In Brazil, a huge boost for the campaign to cut pension benefits — Brazil’s lower house of Congress has approved a constitutional amendment needed to make the changes. But the bill still faces a number of hurdles before becoming law. CGTN’S Lucrecia Franco has details.
Brazil’s lower house of congress approved Wednesday, in a first-round vote, a constitutional amendment to overhaul the country’s pension system.
The bill, President Jair Bolsonaro’s flagship economic proposal, is expected to shore up the country’s finances.
But protesters took to the streets of Brazilian cities that same night waving signs that read “We want to retire”, a reference to Brazil’s controversial pension reform.
Meanwhile, the lower house of congress, voted by an overwhelming majority of 379 votes to 131 to pass the long-awaited constitutional amendment to overhaul Brazil’s pension system.
Considered a victory for Brazil’s President Bolsonaro, the measure is expected to save the government around 236 billion dollars over the next
According to Vilma Pinto, an economist at Getulio Vargas Foundation, the current pension obligations were consuming most of the budget. “Today, the federal government spends 57 percent of its budget on pensions and social security benefits.

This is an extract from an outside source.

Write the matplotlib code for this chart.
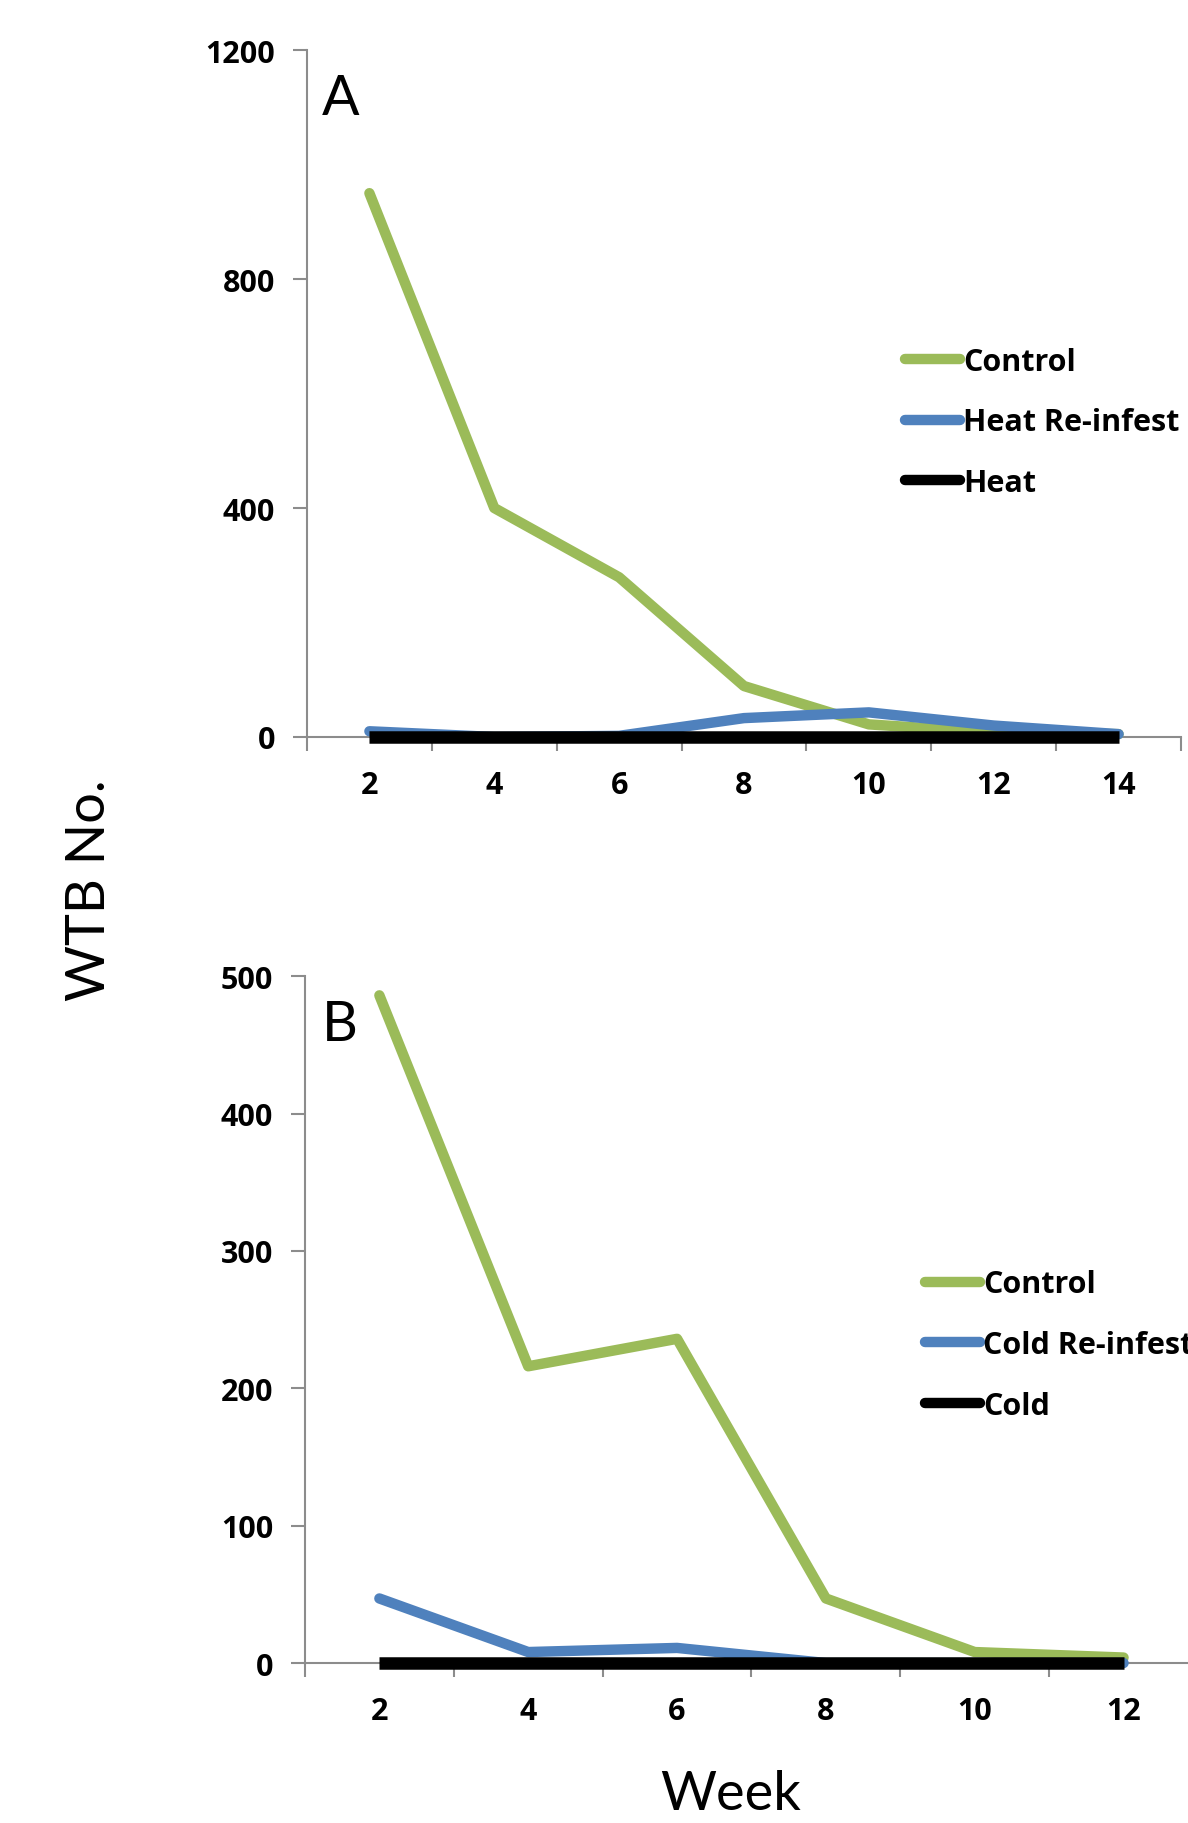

A reform was necessary, but it will not be enough. It will only keep expenditures from growing,” Pinto said.
Under the new system, the minimum age to retire in Brazil would be set at 62 for women and 65 for men. Full pensions would only be paid after 40 years of contribution. These changes would be implemented over a 14-year transition period.
Though unpopular, supporters of President Bolsonaro held rallies in several cities last month, to back the reform. The perception of the economy is so bad that it produced a rare phenomenon: people asking to cut their own pensions.
“People realized that is very important to reform the pension system, even it is very difficult for many people, and this is also a good sign for foreign investors. It may open the Brazilian market for many people abroad who will feel more comfortable with the state of the Brazilian economy,” said Mauricio Santoro, a political analyst and a professor at Rio de Janeiro’s State University.
After months of political drama, the measure passed with unexpectedly ease. Because it is a constitutional amendment, the bill will need approval by a second vote in the lower house, and two more votes in the senate, to become law.